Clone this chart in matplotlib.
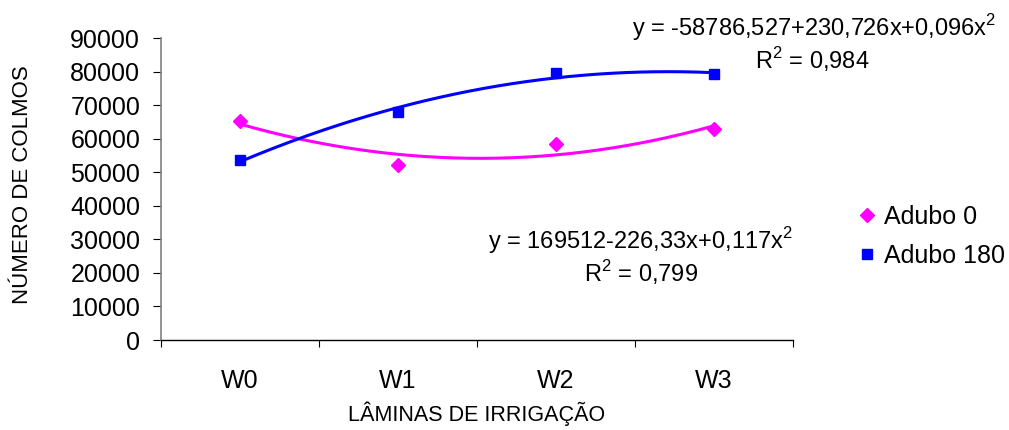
import numpy as np
import matplotlib
matplotlib.use("Agg")
import matplotlib.pyplot as plt

plt.rcParams['font.family'] = ['Liberation Sans', 'DejaVu Sans']
plt.rcParams['mathtext.fontset'] = 'custom'
plt.rcParams['mathtext.rm'] = 'Liberation Sans'

# dados
laminas = ['W0', 'W1', 'W2', 'W3']
adubo_0 = [65400, 52200, 58300, 62800]
adubo_180 = [53600, 67900, 79500, 79200]

rosa = '#FF00FF'
azul = '#0000FF'

fig = plt.figure(figsize=(10.09, 4.30), dpi=100)
ax = fig.add_axes([0.1596, 0.2093, 0.6264, 0.7023])

x = np.arange(len(laminas))
xs = np.linspace(0, 3, 200)

# linhas de tendência (polinomial de 2a ordem)
for serie, cor in [(adubo_0, rosa), (adubo_180, azul)]:
    coef = np.polyfit(x, serie, 2)
    ax.plot(xs, np.polyval(coef, xs), color=cor, lw=2.2, zorder=2)

ax.plot(x, adubo_0, 'D', color=rosa, ms=7.5, ls='none', label='Adubo 0', zorder=3)
ax.plot(x, adubo_180, 's', color=azul, ms=7.5, ls='none', label='Adubo 180', zorder=3)

ax.set_xlim(-0.5, 3.5)
ax.set_ylim(0, 90000)
ax.set_yticks(np.arange(0, 90001, 10000))
ax.tick_params(axis='y', labelsize=18, length=6, pad=9, color='black')

ax.set_xticks(np.arange(-0.5, 3.6, 1))
ax.set_xticklabels([])
ax.tick_params(axis='x', which='major', length=5, direction='out')
ax.set_xticks(x, minor=True)
ax.set_xticklabels(laminas, minor=True)
ax.tick_params(axis='x', which='minor', length=0, labelsize=18, pad=21)

ax.spines['top'].set_visible(False)
ax.spines['right'].set_visible(False)
ax.spines['left'].set_color('#808080')
ax.spines['left'].set_linewidth(1.2)
ax.spines['bottom'].set_linewidth(1.0)

ax.set_xlabel('LÂMINAS DE IRRIGAÇÃO', fontsize=15.5, labelpad=6)
fig.text(0.022, 0.57, 'NÚMERO DE COLMOS', rotation=90, fontsize=16,
         ha='center', va='center')

# equações
fig.text(0.987, 0.935, r'y = -58786,527+230,726x+0,096x$^2$', fontsize=17,
         ha='right', va='center')
fig.text(0.805, 0.862, r'R$^2$ = 0,984', fontsize=17, ha='center', va='center')
fig.text(0.635, 0.44, r'y = 169512-226,33x+0,117x$^2$', fontsize=17,
         ha='center', va='center')
fig.text(0.635, 0.367, r'R$^2$ = 0,799', fontsize=17, ha='center', va='center')

ax.legend(loc='center left', bbox_to_anchor=(0.822, 0.45), bbox_transform=fig.transFigure,
          frameon=False, fontsize=18, handletextpad=0.1, handlelength=1.2,
          labelspacing=0.6, markerscale=0.9)

fig.savefig('out.png', dpi=100)
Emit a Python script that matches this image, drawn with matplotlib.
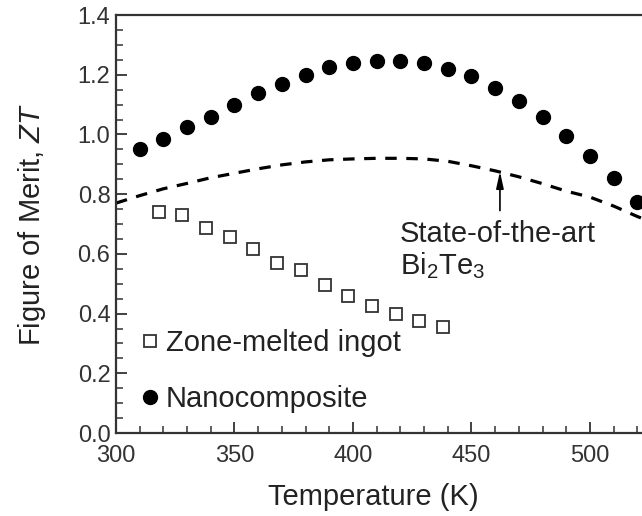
import matplotlib
matplotlib.use('Agg')
import matplotlib.pyplot as plt
from matplotlib.ticker import MultipleLocator

plt.rcParams['font.family'] = ['Liberation Sans', 'DejaVu Sans']
plt.rcParams['mathtext.fontset'] = 'custom'
plt.rcParams['mathtext.rm'] = 'Liberation Sans'
plt.rcParams['mathtext.it'] = 'Liberation Sans:italic'
plt.rcParams['mathtext.default'] = 'regular'

# values
nano_T = [310, 320, 330, 340, 350, 360, 370, 380, 390, 400, 410,
          420, 430, 440, 450, 460, 470, 480, 490, 500, 510, 520]
nano_ZT = [0.95, 0.985, 1.025, 1.06, 1.10, 1.14, 1.17, 1.20, 1.225, 1.24, 1.247,
           1.247, 1.238, 1.22, 1.197, 1.156, 1.112, 1.057, 0.995, 0.928, 0.855, 0.773]

ingot_T = [318, 328, 338, 348, 358, 368, 378, 388, 398, 408, 418, 428, 438]
ingot_ZT = [0.74, 0.73, 0.685, 0.655, 0.615, 0.57, 0.545, 0.495, 0.46,
            0.425, 0.40, 0.375, 0.355]

bi2te3_T = [300, 310, 320, 330, 340, 350, 360, 370, 380, 390, 400, 410,
            420, 430, 440, 450, 460, 470, 480, 490, 500, 510, 520, 525]
bi2te3_ZT = [0.77, 0.795, 0.818, 0.836, 0.855, 0.87, 0.885, 0.898, 0.908, 0.915, 0.918, 0.92,
             0.92, 0.918, 0.91, 0.895, 0.878, 0.858, 0.835, 0.81, 0.79, 0.76, 0.725, 0.71]

fig = plt.figure(figsize=(6.42, 5.16), dpi=100)
ax = fig.add_axes([116 / 642, 83 / 516, 526 / 642, 418 / 516])

ax.plot(bi2te3_T, bi2te3_ZT, color='black', lw=2.3, linestyle=(0, (3.6, 3.0)))
sq, = ax.plot(ingot_T, ingot_ZT, linestyle='none', marker='s', markersize=8.5,
              markerfacecolor='white', markeredgecolor='#333333', markeredgewidth=1.3,
              label='Zone-melted ingot')
dots, = ax.plot(nano_T, nano_ZT, linestyle='none', marker='o', markersize=10,
                color='black', label='Nanocomposite')

ax.annotate('', xy=(462, 0.876), xytext=(462, 0.745),
            arrowprops=dict(arrowstyle='-|>,head_length=1.0,head_width=0.22',
                            color='black', lw=1.2, shrinkA=0, shrinkB=0))
ax.text(419.8, 0.64, 'State-of-the-art', fontsize=21, color='#222222', va='baseline')
ax.text(419.8, 0.532, 'Bi$_2$Te$_3$', fontsize=21, color='#222222', va='baseline')

ax.legend(handles=[sq, dots], loc='lower left', bbox_to_anchor=(0.037, 0.048),
          frameon=False, fontsize=21, handlelength=1.0, handletextpad=0.05,
          labelspacing=0.95, borderpad=0, borderaxespad=0, labelcolor='#222222')

ax.set_xlim(300, 300 + 526 / 2.37)
ax.set_ylim(0, 1.4)
ax.xaxis.set_major_locator(MultipleLocator(50))
ax.xaxis.set_minor_locator(MultipleLocator(10))
ax.yaxis.set_major_locator(MultipleLocator(0.2))
ax.yaxis.set_minor_locator(MultipleLocator(0.05))
ax.yaxis.set_major_formatter(matplotlib.ticker.FormatStrFormatter('%.1f'))

ax.spines['right'].set_visible(False)
for s in ['left', 'bottom', 'top']:
    ax.spines[s].set_linewidth(1.6)
    ax.spines[s].set_color('#333333')

ax.tick_params(which='both', direction='in', top=False, right=False, colors='#333333')
ax.tick_params(which='major', length=8, width=1.3, labelsize=17, labelcolor='#333333')
ax.tick_params(which='minor', length=5, width=1.1)
ax.tick_params(axis='x', which='major', pad=9)
ax.tick_params(axis='y', which='major', pad=4)

ax.set_xlabel('Temperature (K)', fontsize=21, color='#222222')
ax.set_ylabel(r'Figure of Merit, $\mathit{ZT}$', fontsize=21, color='#222222')
ax.xaxis.set_label_coords((373 - 116) / 526, -(497 - 433) / 418)
ax.yaxis.set_label_coords(-(116 - 32) / 526, 0.5)
ax.xaxis.label.set_va('center')
ax.yaxis.label.set_va('center')

fig.savefig('out.png', dpi=100)
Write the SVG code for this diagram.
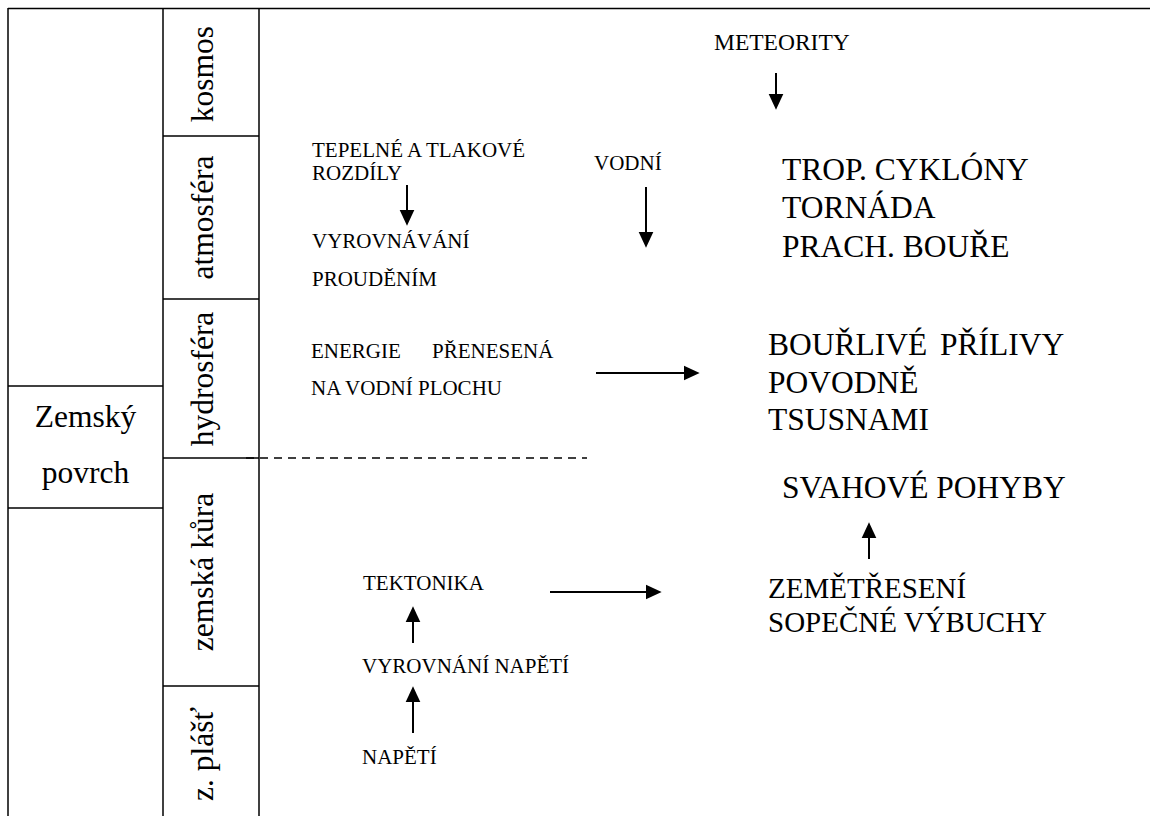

> [Exercise]:
Exactly reproduce the run of lines from the start of the listing through the line with "adubo_180 = [53600, 67900, 79500, 79200]", inclusive; pictures are not copied.

> [Result of this exercise]:
Clone this chart in matplotlib.
import numpy as np
import matplotlib
matplotlib.use("Agg")
import matplotlib.pyplot as plt

plt.rcParams['font.family'] = ['Liberation Sans', 'DejaVu Sans']
plt.rcParams['mathtext.fontset'] = 'custom'
plt.rcParams['mathtext.rm'] = 'Liberation Sans'

# dados
laminas = ['W0', 'W1', 'W2', 'W3']
adubo_0 = [65400, 52200, 58300, 62800]
adubo_180 = [53600, 67900, 79500, 79200]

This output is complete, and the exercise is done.